The inevitable demise of Jose Antonio Reyes

Sevilla-Celeb-Betis_2863017
Sevilla-Celeb-Betis_2863017

When Jose Antonio Reyes scored the fastest goal in the history of the Seville derby last weekend, snatching that record from opposing manager Pepe Mel in the process, it seemed too good to be true.

The inevitable demise of Jose Antonio Reyes
Jose Antonio Reyes celebrates during Sevilla’s remarkable derby win

When he added another goal and an assist before half time Sevilla fans wondered if they’d died and gone to heaven.

By the time of the final whistle, when a final score of 5-1 was confirmed, ending the home side’s disappointing win-less run against their great rivals, it must have felt like football just couldn’t get any better.

Sadly, it was too good to be true, and things won’t get any better. Sevilla will return to mediocrity, and Reyes will revert to being a disappointment, starting this weekend when he returns to Atletico Madrid with the world waiting to see what he does next. It’s the cruel way football is.

Some basic, unbreachable laws of football are sacrosanct. Reyes’ goals might have raised hopes among the Sevillistas of a wonderful, touching resurrection, but it isn’t going to happen. Football doesn’t work that way.

Jose Antonio Reyes was the golden boy of Sevilla in his youth: a lifelong fan of the club who made the transition to the pitch and immediately established himself as one of Europe’s most exciting young talents with his searing pace and dazzling footwork.

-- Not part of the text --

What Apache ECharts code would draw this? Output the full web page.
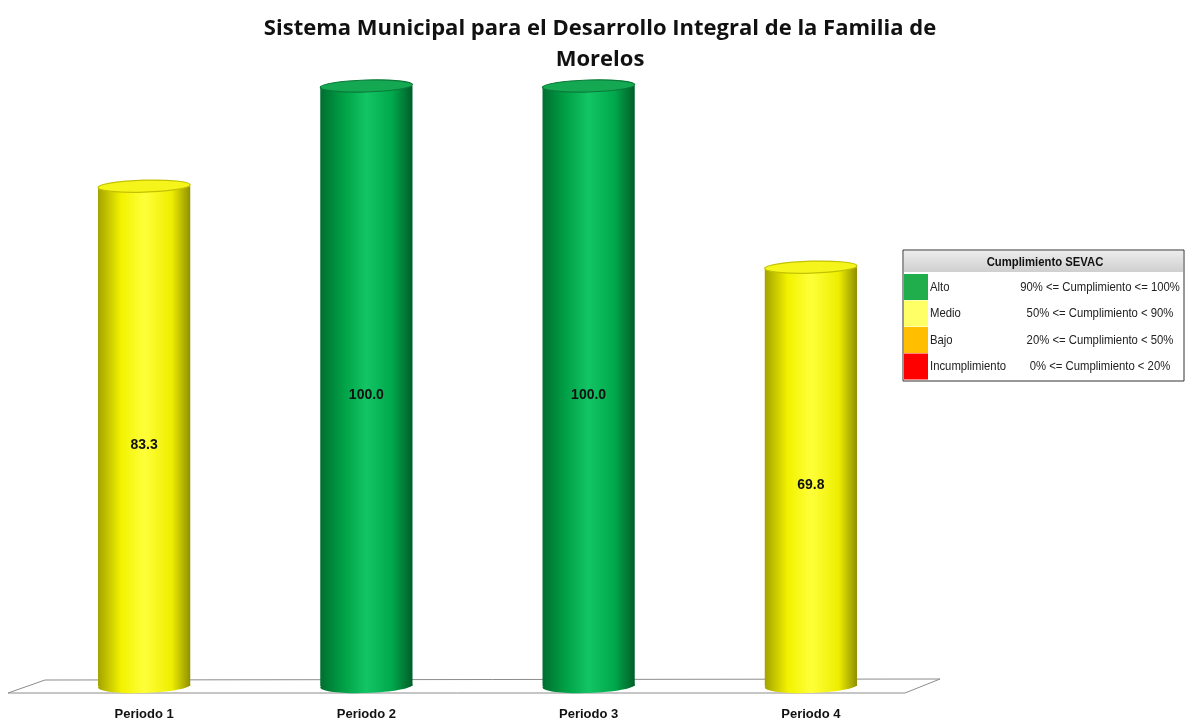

And what did he spend his money on once he hit the big time? A mosaic of the Sevilla badge in the bottom of his swimming pool. Even when he was embroiled in  moments of controversy, they only served to enhance his cult hero status: a brilliant goal led to team mate Francisco Gallardo embarking on a highly unorthodox celebration, going down on his knees and then going down on Reyes!

The Spanish media erupted, but the bemused Reyes merely had another crinkle added to his public persona.

In terms of his game, things were going swimmingly. With a youthful Dani Alves in support and Julio Baptista feeding off him, Reyes was at the heart of a template which would serve Sevilla well in their decade of glory, a side with width and pace, devastating on the break.

Of course, it couldn’t last. Jose Antonio Reyes was destined for better things. The big clubs of Europe were lurking, and they were not to be denied. Arsenal had been long term suitors, and seemed the ideal location for a boy with a small town mentality with their reputation for nurturing young talent and playing constructive passing football in the hurly-burly of the Premier League. The deal went through.

The inevitable demise of Jose Antonio Reyes
Reyes celebrating in an Arsenal shirt

It didn’t work out. Reyes actually didn’t play too badly, but the perception of him as an unhappy export was accurate. He wasn’t happy, but the tie had been cut. He was now operating in a higher sphere than Sevilla’s, trapped in the spiral of an itinerant existence, schlepping around Europe, never finding his form, never finding happiness.

His return to Sevilla last season, his currency reduced, was greeted with delight. But that glee ignored a key tenet of football: you should never go back. He has failed to catch fire at all at the Sanchez Pizjuan, surely leaving Sevillistas wishing he’d not returned, and they could have been left with warm memories of his greatness rather than constant, if fleeting, reminders of how his promise was never fulfilled.

Until El Derbi Andaluz, Reyes’ performance was bewitching. In taking Mel’s record for fastest goal in the fixture he not only set the tone for the match, he also stuck it to one of the totemic figures of Seviila’s great enemy, and to fans that sort of thing matters. A lot.

And that’s why that performance is so cruel. It represents a false dawn. Jose Antonio Reyes won’t hit those heights again. This isn’t the beginning of his rebirth. Sevilla fans will be buoyed by the hope that he can maintain this level, but the fact is that his display was a fluke, an isolated bubble of memory rising from the wreck of a promising career.

It won’t happen again and the fans’ expectations that it will merely adds to this self-fulfilling prophesy: the pressure to repeat will ensure Reyes can’t do it. He’s not cut from that sort of cloth. Defiance isn’t in his nature.

In the future, the last spasm of Reyes’ talent will be revered by Sevilla fans. The perspective of memory changes everything, and long after Reyes has retired, his legacy will be created and his career reinvented. He will be recalled as the kid genius who went off to see the world, but returned to set up one of the club’s greatest moments.

Living through the mediocrity, the disappointment, the bitter betrayal of thinking he was back but finding he wasn’t will be forgotten. It’s like when cricket fans deify Ian Botham, lionising his great feats but selectively forgetting his long, impotent decline in a weak England side.

Jose Antonio Reyes will disappoint. Football disappoints. If you don’t know that yet, you’re young. But you’ll learn.